Secondly it introduces optimized YUV filtering performance, allowing single cycle throughput for bilinear filtered samples irrespective of the number of input planes used to store the image data in memory. This significantly improves the performance of many applications importing camera and video streams, which commonly use semi-planar or fully planar YUV encodings.
ZS & blend unit
The ZS and blend unit is responsible for handling all accesses to the tile-memory, both for built-in OpenGL ES operations – such as ZS testing and color blending – and programmatic access to the tile buffer needed for functionality such as:
- ... and the merged sub-pass functionality in Vulkan.
The blender can write either one or two fragments per clock to the tile memory, depending on the shader core size. All Mali GPUs are designed to support fast multi-sample anti-aliasing (MSAA), so the GPU supports full rate blending of fragments and resolving of pixels when using 4xMSAA.
Index-driven geometry pipeline
Bifrost introduces an Index-Driven Vertex Shading (IDVS) geometry processing pipeline. Earlier Mali GPUs processed all of the vertex shading before culling primitives, often resulting in wasted computation and bandwidth for the vertices which are only used in culled triangles (e.g. because they are outside of the frustum, or failing a facing test):
The IDVS pipeline starts by building primitives and submitting shading in primitive order, and splits the shader in two halves. Position shading runs before culling, and varying shading runs after it for the visible vertices which survive culling.
This flow provides two significant optimizations:
- Position shading is only submitted for small batches of vertices where at least one vertex in each batch is referenced by the index buffer. This allows vertex shading to jump spatial gaps in the index buffer which are never referenced.
- Varying shading is only submitted for primitives with survive the clip-and-cull phase; this removes a significant amount of redundant computation and bandwidth for vertices contributing only to triangles which are culled.

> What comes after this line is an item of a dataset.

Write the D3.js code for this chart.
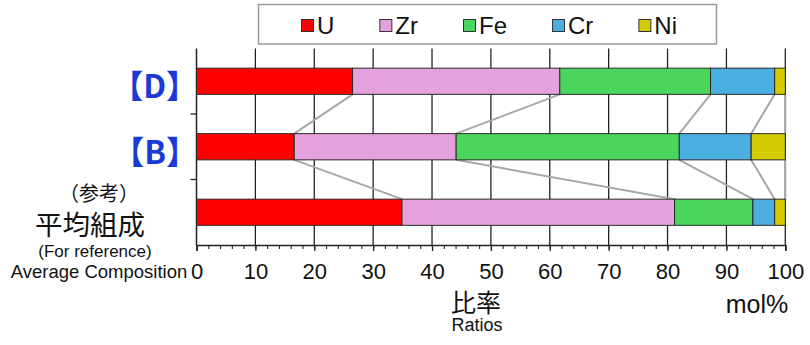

To get the most benefit from the IDVS geometry flow is it useful to deinterleave packed vertex buffers partially; place attributes contributing to position in one packed buffer, and attributes contributing to non-position varyings in a second packed buffer. This means that the non-position varyings are not pulled into the cache for vertices which are culled and never contribute to an on-screen primitive. This will be covered in more detail in a later article.